I stayed away from win percentage because it doesn't account for strength of schedule.  A 7-6 Big Ten team is different from a 7-6 Big East team.  The team ratings I used account for strength of schedule.  You could probably use any decent ranking algorithm though.

I find this to be very interesting and quite impressive (assuming the math works, which I'm not checking).  Predicting preseason team rankings given a single variable vs. experts ranking teams using all information at hand and the single variable providing a better result almost half the time - I find that impressive.  He's not claiming that recruiting rankings are the only variable that should be used or that recruiting rankings are even the best variable for ranking teams, just that this one variable is almost as good as the experts.  Sure, recruiting has a lot of factors baked into the ranking, but so does most any variable (ranking coaches takes into a school's financial resources and commitment to football, the number of returning starters includes coaching, etc.)
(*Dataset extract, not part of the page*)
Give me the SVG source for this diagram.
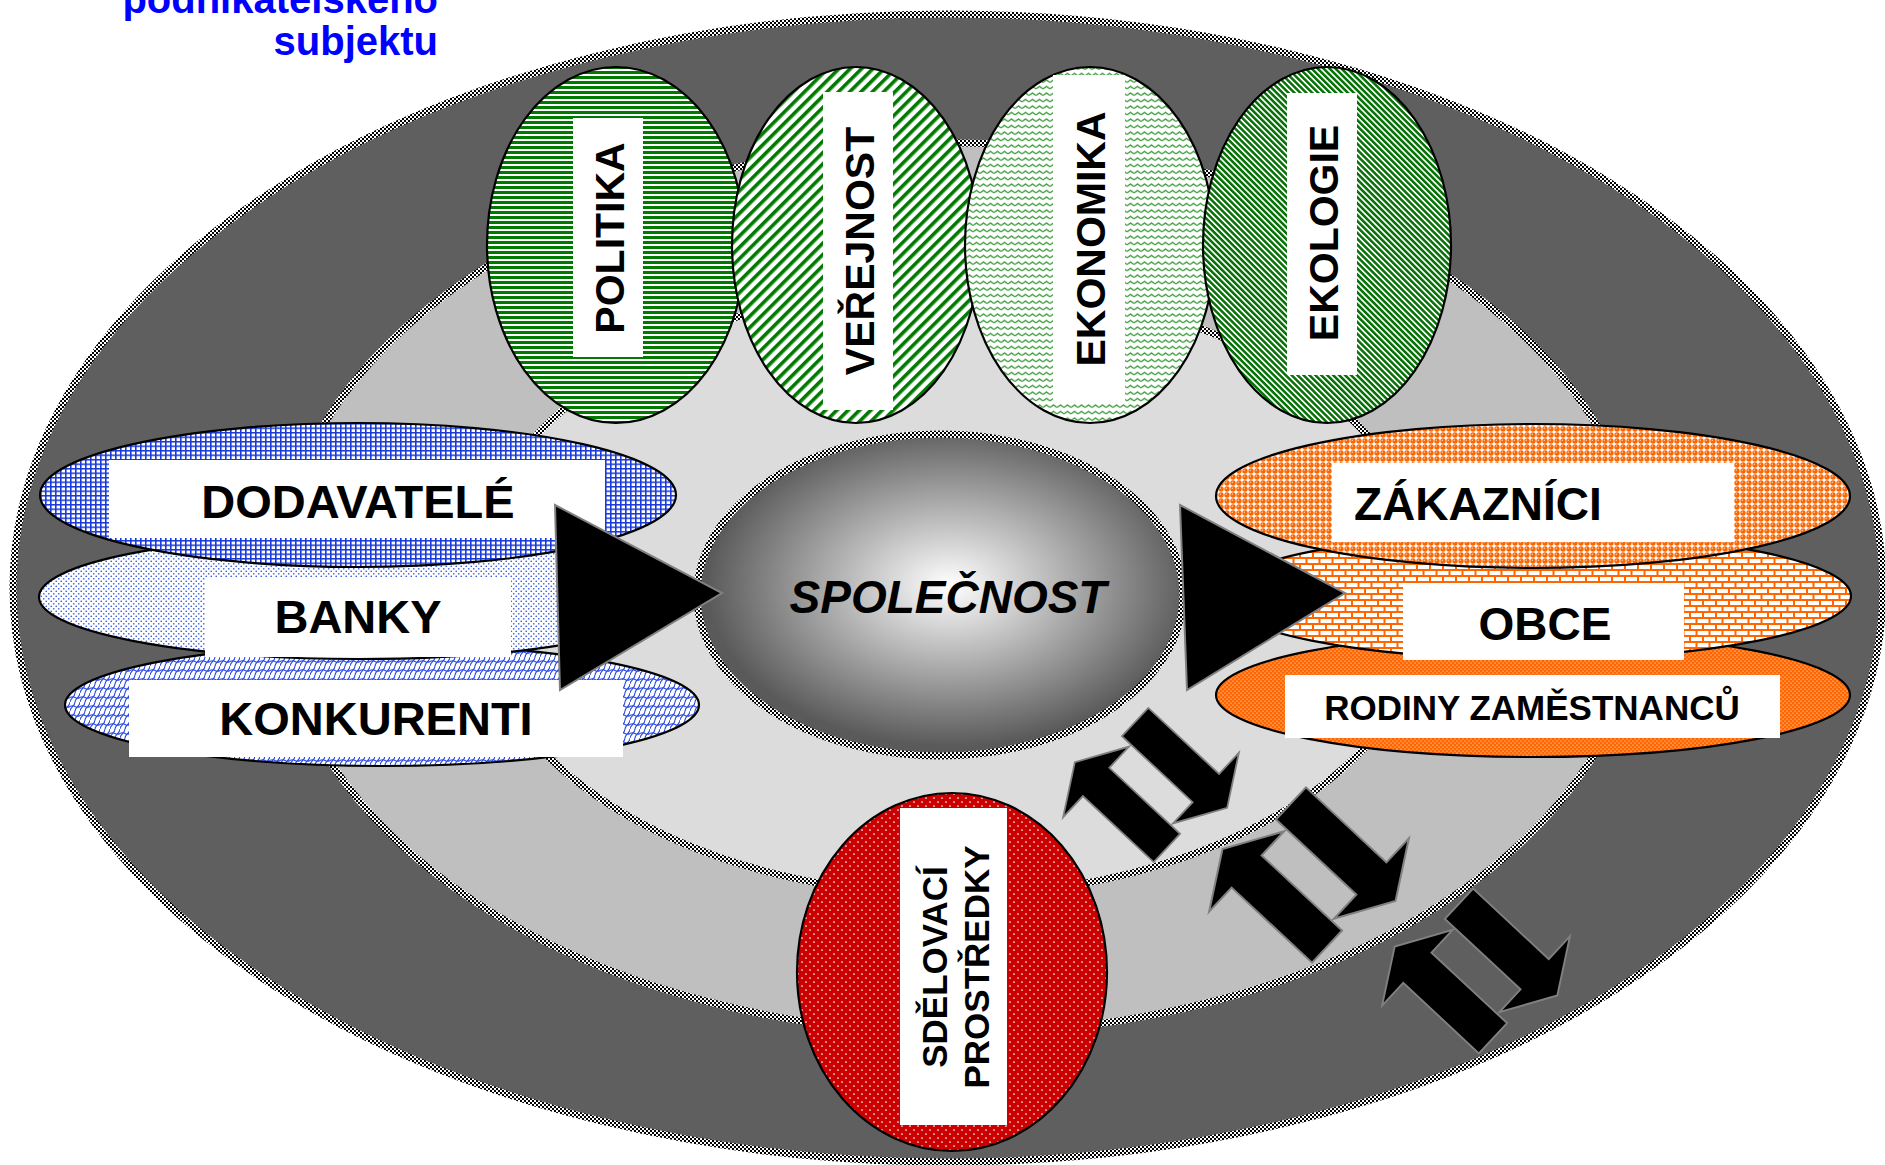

I'm not suggesting, and I don't believe thepowerrank is either, that this one variable is the only lense through which to view teams in 2013.  It's another way to view teams headed into next year.  (The offseason sucks!)

For the nitpickers, there's probably ways to improve the analysis: study this over multiple years, weight the recruiting classes so the freshman class has less impact, rate the players on the roster, rate only the two-deeep or starters, exclude players that have left the team and incoming transfers, etc.

The bottom line, that few would argue, is that recruiting better players is likely to result in a better team.

It would be interesting to see if the Rivals rankings regression model matters more for offensive or defensive players or linemen vs skilled players.